Personhood of Primates
An Animal Rights Article from


We received the following email from Gary Adams on 20 March 2003, which speaks of the personhood of non-human beings.

Frank and Mary,

It's me again. I put the link for the we site from which I copied this at the bottom of this email. This is the last paragraph on that web page. I am becoming convinced that chimpanzees are not nearly as far from us as some people try to claim. They are self-aware, they think, they feel, they laugh, and they cry. When someone asked Koko, the signing gorilla, where gorillas go when they die, she signed, "comfortable/place/bye." I'm not positive I've got the middle word right, but I know the other two are accurate. She has a concept of the afterlife!

One of the most dramatic things that a person who does not know chimpanzees soon discovers is that the chimpanzees have very distinct personalities that are certainly as variable and complex as our own.

For example, Washoe is a very caring individual who is always looking out for the "underdog" and taking their side.

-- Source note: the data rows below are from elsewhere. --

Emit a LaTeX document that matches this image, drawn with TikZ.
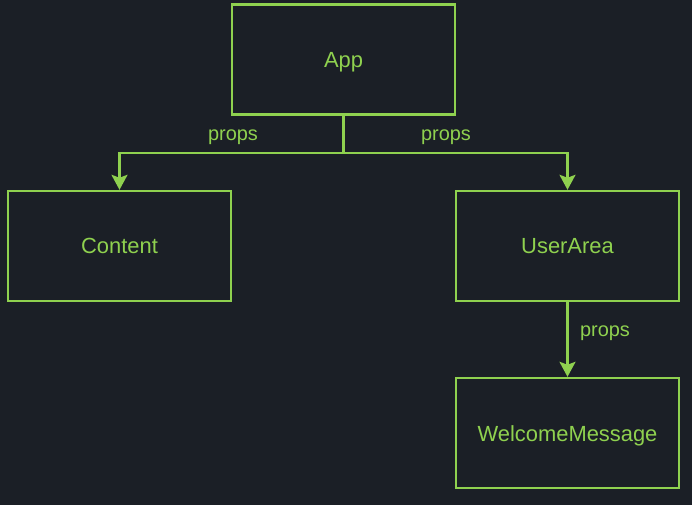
\documentclass[tikz,border=0pt]{standalone}
\usepackage{fontspec}
\setmainfont{Liberation Sans}
\usepackage{tikz}
\usetikzlibrary{arrows.meta}
\definecolor{bgdark}{HTML}{1B1F26}
\definecolor{leaf}{HTML}{8FD14F}

\begin{document}
\begin{tikzpicture}[x=1bp, y=-1bp,
  every node/.style={text=leaf, font=\fontsize{22}{26}\selectfont},
  comp/.style={rectangle, draw=leaf, line width=2.4bp, minimum width=223bp, minimum height=110bp,
    text height=16bp, text depth=0bp},
  flow/.style={draw=leaf, line width=2.4bp, -{Stealth[length=15bp, width=16bp, inset=3bp]}},
  tag/.style={font=\fontsize{20}{24}\selectfont, text height=10.5bp, text depth=0bp}]
  \fill[bgdark] (0,0) rectangle (692,505);
  \node (app) [comp] at (343.5,59.5) {App};
  \node (content) [comp] at (119.5,246) {Content};
  \node (userarea) [comp] at (567.5,246) {UserArea};
  \node (welcome) [comp] at (567.5,433) {WelcomeMessage};
  \coordinate (split) at (343.5,153);
  \draw[draw=leaf, line width=2.4bp] (app.south) -- (split);
  \draw[flow] (split) -| (content.north);
  \draw[flow] (split) -| (userarea.north);
  \draw[flow] (userarea.south) -- (welcome.north);
  \node (p1) [tag] at (233,135) {props};
  \node (p2) [tag] at (446,135) {props};
  \node (p3) [tag] at (605,331) {props};
\end{tikzpicture}
\end{document}
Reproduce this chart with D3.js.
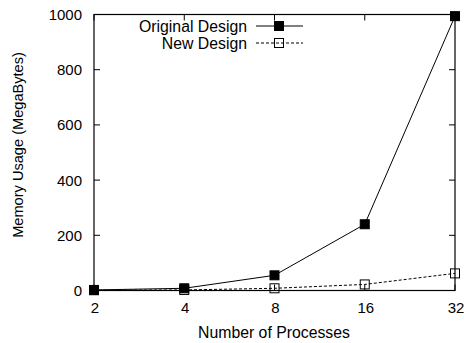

She has a great deal of compassion and has a remarkable capacity to empathize with humans and chimpanzees alike.

One of our longtime volunteers, Kat Beach, once told me that when she first met Washoe she was amazed that a chimpanzee could use human language. But after getting to know the chimpanzees, she was instead amazed by "what" Washoe communicated.

In the summer of 1982 Kat was newly pregnant, and Washoe, having had two pregnancies herself, doted over her belly, asking her about her BABY. Unfortunately, Kat had a miscarriage and she didn't come in to our laboratory for several days. When she finally came back Washoe greeted her warmly but then moved away and let Kat know she was upset that she'd been gone. Knowing that Washoe had lost two of her own children, Kat decided to tell her the truth. "MY BABY DIED," Kat signed to her. Washoe looked down to the ground. Then she looked into Kat's eyes and signed CRY touching her cheek just below her eye. That single word, CRY, Kat later said, told her more about Washoe than all her longer, more grammatically perfect sentences. When Kat Had to leave that day, Washoe wouldn't let her go and signed to her PLEASE PERSON HUG.

This experience of Kat's has since been extensively examined in scientific research on the "Theory of Mind." It has been repeated demonstrated that our fellow hominids can see the world from another person's point of view, in essence understand how another mind might see the world (Fouts and Mills, 1997).